Stacked in towering layers they remind me of pictures at an exhibition, but with their stories missing - what has been seen from these windows? Who has looked longingly out? Or, did they give someone a sense of security, a place where they belonged?
The glass in windows allows light to enter a room but at the same time forms a protective barrier against the elements; wind, rain and snow are prevented from entering. However this protective barrier can also become a threat to safety; shards and splinters of glass from a broken window can inflict serious harm on the unwary.
I found it interesting to note how much clearer the view through the installation was where the glass was missing from the windows. By contrast some of the panes showed the accumulated grime of years of neglect, obscuring the view and begging the question what was being hidden and who made the marks in the dirt?
For me the most disturbing element of the installation was this window with its obscured glass (left), there were others, but it was only this one that bothered me. It seemed a much more solid barrier - No Entry - Keep Out - Don't look in here. Interestingly viewed from the 'inside' of the installation it lost its sinister feeling, perhaps because the opaqueness of the glass blended into the whiteness of the gallery walls.
This was the first time that I had seen one of Shiota's window installations and I found it one of the most impressive pieces of art that I had ever seen.
Henry Moore
Henry Moore at Tate Britain 28th February to 8th August. The introduction to the exhibition refers to the diversity of sculpture on show as illustrating the extent of his experimentation in seeking a union of material, technique and form.

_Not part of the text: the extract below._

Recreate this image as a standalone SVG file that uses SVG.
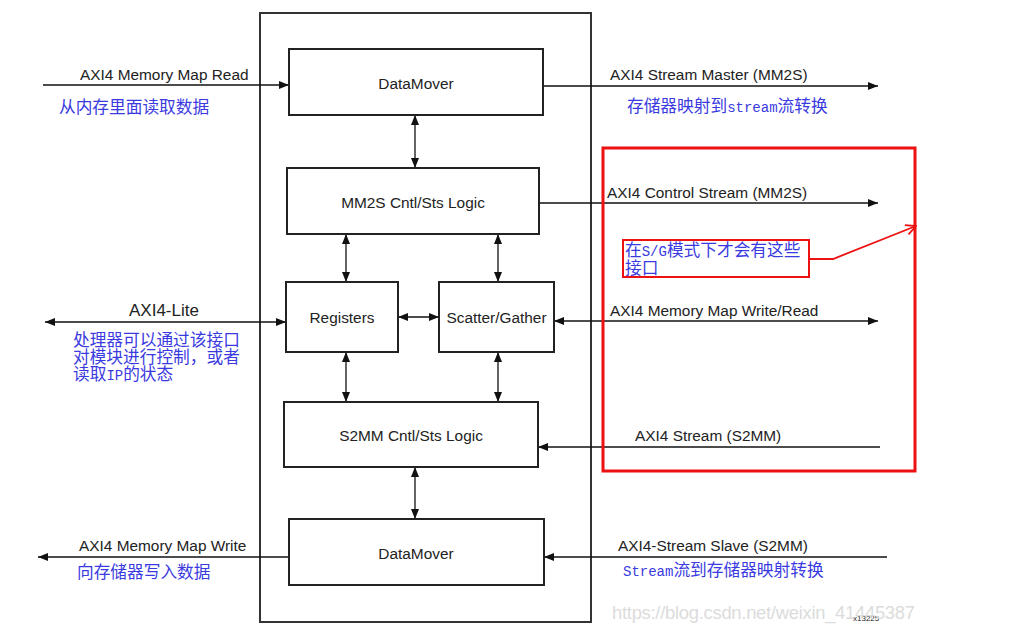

Whilst this is certainly true the introduction fails to make any mention of Moore's evocative drawings, which range from abstract sketches of form to his dark renderings of life underground in coal mines and wartime air raid shelters. Miners at Work on the Coal face, 1942 (above) certainly removes any notion of romance that might be associated with the working man at his labours. Dark, damp, hot and cramped - these are the realities of working underground that Moore so eloquently captures in his underground series.